**Exercise objective**
Take the lines from the head of the listing through the one bearing "W, H = 758, 430" and copy them exactly, leaving every picture out.

**Data block**
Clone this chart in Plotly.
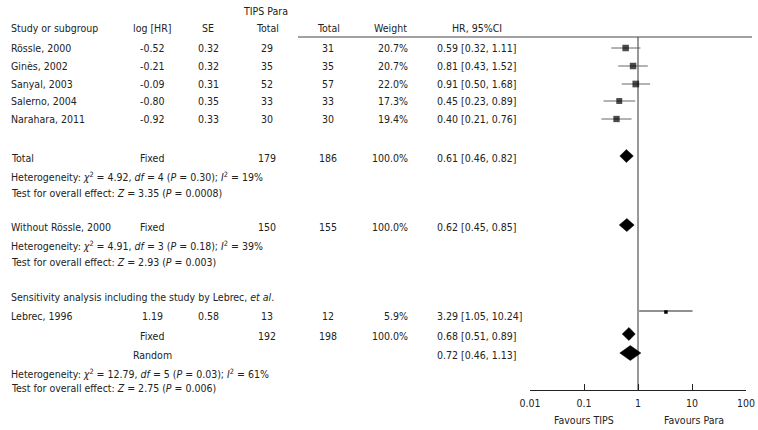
import numpy as np
import plotly.graph_objects as go

W, H = 758, 430

# ---------------- data ----------------
studies = ["Rössle, 2000", "Ginès, 2002", "Sanyal, 2003", "Salerno, 2004", "Narahara, 2011"]
log_hr = ["-0.52", "-0.21", "-0.09", "-0.80", "-0.92"]
se = ["0.32", "0.32", "0.31", "0.35", "0.33"]
tips_total = [29, 35, 52, 33, 30]
para_total = [31, 35, 57, 33, 30]
weight = [20.7, 20.7, 22.0, 17.3, 19.4]
hr = [0.59, 0.81, 0.91, 0.45, 0.40]
ci_lo = [0.32, 0.43, 0.50, 0.23, 0.21]
ci_hi = [1.11, 1.52, 1.68, 0.89, 0.76]

# pooled estimates
pooled_labels = ["Total", "Without Rössle, 2000", "", ""]
pooled_model = ["Fixed", "Fixed", "Fixed", "Random"]
pooled_tips = ["179", "150", "192", ""]
pooled_para = ["186", "155", "198", ""]
pooled_weight = ["100.0%", "100.0%", "100.0%", ""]
pooled_hr = [0.61, 0.62, 0.68, 0.72]
pooled_lo = [0.46, 0.45, 0.51, 0.46]
pooled_hi = [0.82, 0.85, 0.89, 1.13]

# sensitivity study
lebrec_name = "Lebrec, 1996"
lebrec_loghr = "1.19"
lebrec_se = "0.58"
lebrec_tips = 13
lebrec_para = 12
lebrec_weight = 5.9
lebrec_hr = 3.29
lebrec_lo = 1.05
lebrec_hi = 10.24

het_lines = [
    "Heterogeneity: <i>χ</i><sup>2</sup> = 4.92, <i>df</i> = 4 (<i>P</i> = 0.30); <i>I</i><sup>2</sup> = 19%",
    "Heterogeneity: <i>χ</i><sup>2</sup> = 4.91, <i>df</i> = 3 (<i>P</i> = 0.18); <i>I</i><sup>2</sup> = 39%",
    "Heterogeneity: <i>χ</i><sup>2</sup> = 12.79, <i>df</i> = 5 (<i>P</i> = 0.03); <i>I</i><sup>2</sup> = 61%",
]
test_lines = [
    "Test for overall effect: <i>Z</i> = 3.35 (<i>P</i> = 0.0008)",
    "Test for overall effect: <i>Z</i> = 2.93 (<i>P</i> = 0.003)",
    "Test for overall effect: <i>Z</i> = 2.75 (<i>P</i> = 0.006)",
]
tick_vals = [0.01, 0.1, 1, 10, 100]
tick_text = ["0.01", "0.1", "1", "10", "100"]

# ---------------- layout (pixel rows) ----------------
FONT = "Tahoma, 'DejaVu Sans Condensed', 'Liberation Sans', sans-serif"
FS = 10.5
TXT = "#222222"
study_rows = [48, 66, 84, 101, 119]
pooled_rows = [158, 227, 336, 355]
het_rows = [176, 245, 373]
test_rows = [193, 262, 388]
lebrec_row = 316
sens_row = 297

X_STUDY = 9
X_LOG = 152
X_SE = 208
X_TIPS = 267
X_PARA = 328
X_WEIGHT = 410
X_HR = 435

annotations = []


def txt(x, y, s, anchor="center", size=FS):
    annotations.append(dict(x=x / W, y=y, xref="paper", yref="y", text=s, showarrow=False,
                            xanchor=anchor, yanchor="middle",
                            font=dict(family=FONT, size=size, color=TXT)))


# header
txt(265, 11, "TIPS Para")
txt(X_STUDY, 28, "Study or subgroup", "left")
txt(X_LOG, 28, "log [HR]")
txt(X_SE, 28, "SE")
txt(X_TIPS, 28, "Total")
txt(X_PARA, 28, "Total")
txt(390, 28, "Weight")
txt(477, 28, "HR, 95%CI")

for i, name in enumerate(studies):
    y = study_rows[i]
    txt(X_STUDY, y, name, "left")
    txt(X_LOG, y, log_hr[i])
    txt(X_SE, y, se[i])
    txt(X_TIPS, y, str(tips_total[i]))
    txt(X_PARA, y, str(para_total[i]))
    txt(X_WEIGHT, y, f"{weight[i]:.1f}%", "right")
    txt(X_HR, y, f"{hr[i]:.2f} [{ci_lo[i]:.2f}, {ci_hi[i]:.2f}]", "left")

for i in range(4):
    y = pooled_rows[i]
    if pooled_labels[i]:
        txt(X_STUDY, y, pooled_labels[i], "left")
    txt(X_LOG, y, pooled_model[i])
    if pooled_tips[i]:
        txt(X_TIPS, y, pooled_tips[i])
        txt(X_PARA, y, pooled_para[i])
        txt(X_WEIGHT, y, pooled_weight[i], "right")
    txt(X_HR, y, f"{pooled_hr[i]:.2f} [{pooled_lo[i]:.2f}, {pooled_hi[i]:.2f}]", "left")

for i in range(3):
    txt(X_STUDY, het_rows[i], het_lines[i], "left")
    txt(X_STUDY, test_rows[i], test_lines[i], "left")

txt(X_STUDY, sens_row, "Sensitivity analysis including the study by Lebrec, <i>et al</i>.", "left")
txt(X_STUDY, lebrec_row, lebrec_name, "left")
txt(X_LOG, lebrec_row, lebrec_loghr)
txt(X_SE, lebrec_row, lebrec_se)
txt(X_TIPS, lebrec_row, str(lebrec_tips))
txt(X_PARA, lebrec_row, str(lebrec_para))
txt(X_WEIGHT, lebrec_row, f"{lebrec_weight:.1f}%", "right")
txt(X_HR, lebrec_row, f"{lebrec_hr:.2f} [{lebrec_lo:.2f}, {lebrec_hi:.2f}]", "left")

txt(584, 420, "Favours TIPS")
txt(694, 420, "Favours Para")

fig = go.Figure()

# reference line at HR = 1
fig.add_trace(go.Scatter(x=[1, 1], y=[37, 390], mode="lines",
                         line=dict(color="#333333", width=1), hoverinfo="skip"))

# study CIs
for i in range(len(studies)):
    fig.add_trace(go.Scatter(x=[ci_lo[i], ci_hi[i]], y=[study_rows[i]] * 2, mode="lines",
                             line=dict(color="#666666", width=1), hoverinfo="skip"))
fig.add_trace(go.Scatter(x=[lebrec_lo, lebrec_hi], y=[lebrec_row - 5] * 2, mode="lines",
                         line=dict(color="#222222", width=1), hoverinfo="skip"))

# study squares
sizes = [6.5 * np.sqrt(w / 20.7) for w in weight]
fig.add_trace(go.Scatter(x=hr, y=study_rows, mode="markers",
                         marker=dict(symbol="square", size=sizes, color="black",
                                     line=dict(width=0)), hoverinfo="skip"))
fig.add_trace(go.Scatter(x=[lebrec_hr], y=[lebrec_row - 4], mode="markers",
                         marker=dict(symbol="square", size=6.5 * np.sqrt(lebrec_weight / 20.7),
                                     color="black", line=dict(width=0)), hoverinfo="skip"))

# pooled diamonds
half_h = [6.5, 6.5, 6.5, 7.5]
for i in range(4):
    y = pooled_rows[i] - 2
    h = half_h[i]
    fig.add_trace(go.Scatter(x=[pooled_lo[i], pooled_hr[i], pooled_hi[i], pooled_hr[i], pooled_lo[i]],
                             y=[y, y - h, y, y + h, y], mode="lines", fill="toself",
                             fillcolor="black", line=dict(color="black", width=0.5),
                             hoverinfo="skip"))

# header rule
shapes = [dict(type="line", xref="paper", yref="y", x0=298 / W, x1=752 / W, y0=37, y1=37,
               line=dict(color="#444444", width=1))]

fig.update_layout(
    width=W, height=H,
    autosize=False,
    margin=dict(l=0, r=0, t=0, b=0, pad=0, autoexpand=False),
    paper_bgcolor="white", plot_bgcolor="white",
    showlegend=False,
    hovermode=False,
    annotations=annotations,
    shapes=shapes,
    xaxis=dict(type="log", domain=[530 / W, 746 / W], range=[-2, 2],
               anchor="free", position=1 - 390 / H, automargin=False,
               showline=True, linecolor="#222222", linewidth=1,
               ticks="inside", ticklen=6, tickcolor="#222222", tickwidth=1,
               tickvals=tick_vals, ticktext=tick_text, ticklabelstandoff=3,
               tickfont=dict(family=FONT, size=FS, color=TXT),
               showgrid=False, zeroline=False, fixedrange=True),
    yaxis=dict(range=[H, 0], domain=[0, 1], visible=False, showgrid=False, zeroline=False,
               automargin=False, fixedrange=True),
)

fig.write_html("out.html", config={"responsive": False, "displayModeBar": False, "staticPlot": True},
               post_script="document.body.style.margin='0';document.body.style.overflow='hidden';")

**Output below**
Clone this chart in Plotly.
import numpy as np
import plotly.graph_objects as go

W, H = 758, 430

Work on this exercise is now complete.